Город жил необычайно интересной жизнью. Массы беженцев — большей частью состоятельных купцов и промышленников Польши, тыловые учреждения, офицерство, переезжающее и наезжающее в город, — всё это давало великолепные гешефты минскому еврейству. Непомерное вздутие цен, только отчасти сдерживавшееся таксами и обязательными постановлениями, тяжким бременем ложилось лишь на плечи русского чиновничества с его неизменившимся жалованьем. Улицы, кафе, рестораны, кинематографы вечно кишели развлекающейся публикой, и только изредка толпы пленных и санитарные автомобили говорили о недалёких ужасах войны».
По цензурным соображениям Иван избегал «сгущения красок», шокирующих подробностей этого «пира во время чумы». Но не удержался, включил в статью «В Минске» описание не раз виденных им сцен бегства с насиженных мест белорусских мужиков, хотя был уверен, что безжалостная рука цензора эти описания не пропустит. Цензор пропустил:
«Самое ужасное, это — беженцы-крестьяне. Вросшие в свою родную землю, они срываются с неё только в ту последнюю минуту, когда враг находится в расстоянии нескольких вёрст и когда соседние деревни охвачены дымом пожаров. Возы с захваченным имуществом представляют собою нагромождение часто самых ненужных вещей: тут старые вёдра, кухонная посуда, грабли. Часто нет зимней одежды, в суматохе забытой в заветных углах „скрын“ и чердаков. Как общее правило, крестьяне захватывают коров, свиней, баранов, если только интендантство не реквизирует их вовремя для надобностей войск… Но на дороге часто нечего есть и людям, не только коровам… На выручку приходит неизбежный еврей-перекупщик, и корова идёт за 50 коп. — 1 рубль».

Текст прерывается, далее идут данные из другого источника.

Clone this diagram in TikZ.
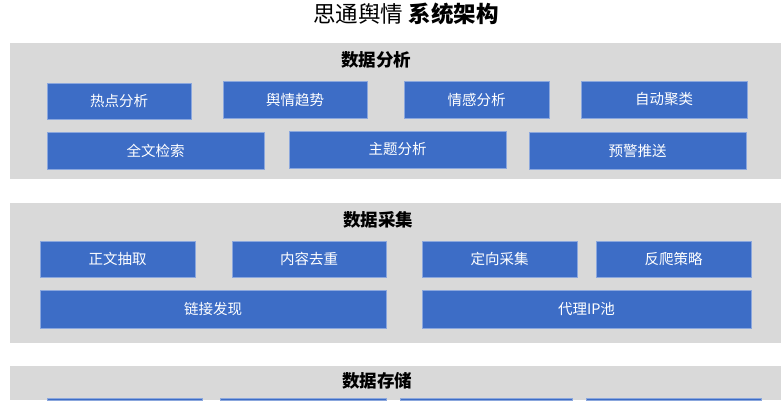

Война приближалась к Минску. Из-за осложнившейся ситуации на фронте, угрозы немецкого прорыва многие управленческие органы, учреждения, ведомства, типографии и редакции были эвакуированы из города. Издание газеты пришлось приостановить. Солоневичи думали, что на несколько месяцев, оказалось — навсегда.
Иван вернулся в Санкт-Петербург. Имевшийся у него опыт работы в провинциальной прессе был явно недостаточным, чтобы рассчитывать на «тёплый приём» в столичных газетах. Всё пришлось начинать с нуля, бегать по редакциям, писать разовые репортажи, выбивать гонорары. Как вспоминал Иван, это были голодные месяцы, когда он спал на одеяле, постеленном на полу, прикрываясь летним пальто (другого не было). Тамочка ожидала ребёнка и поэтому находилась в Москве, под присмотром матери. Свободный от семейных обязанностей, Иван смог «подрабатывать» нештатным судебным хроникёром в тех петербургских газетах, которые не претендовали на первые роли в иерархии столичных изданий.
Далеко не все газеты были приемлемы для Ивана по своей идейной направленности. Он нуждался в твёрдом заработке, чтобы содержать семью, но кривить душой, изменять своим убеждениям не мог даже под угрозой голода. Свои взгляды Иван формулировал просто и категорично: монархия, православие, народ. Либеральные веяния с «розовой подкладкой» полностью отвергал, хотя именно эти «веяния» всё больше определяли политический климат столицы.
«Пробивные способности» позволили Ивану сравнительно быстро найти подходящее место в консервативной газете «Новое время», которая, по словам Солоневича, «всегда боролась с революционным движением, с которым боролся и я». Либералы считали, что газету правильнее было бы называть «Чего изволите», но это было мнение либералов, которые всячески вредили существующей власти и подталкивали страну к революции. Сотрудники газеты знали, что Николай II начинал свой день с чтения «Нового времени», и гордились этим. Фотография царя с газетой в кармане тужурки висела во многих кабинетах редакции, причём не только в «рекламных целях».
Газета последовательно защищала самодержавие, отстаивала раз и навсегда определённую позицию: Россия без царя обречена на долгие годы нестабильности, хаоса и, возможно, распада. Николай II был символом стабильности.
«Новое время» слыло газетой антисемитской, скорее всего, потому, что некоторые авторы, включая таких корифеев, как Михаил Осипович Меньшиков и Василий Васильевич Розанов, затрагивали в своих писаниях «еврейский вопрос», чаще всего в контексте назревающего многовекторного кризиса империи. Однако хозяин газеты Алексей Сергеевич Суворин антисемитом не был. В своей кадровой политике он руководствовался исключительно деловым критерием: если ты способен, талантлив, инициативен, способствуешь финансово-коммерческому успеху газеты, следовательно, ты достоин работы в ней без каких-либо оговорок. Его правой рукой по вспомогательно-административным делам был некий Шмулевич, а в обойму постоянных пишущих сотрудников входили евреи Гольдштейн, Шайкевич, Манасевич-Мануйлов и др.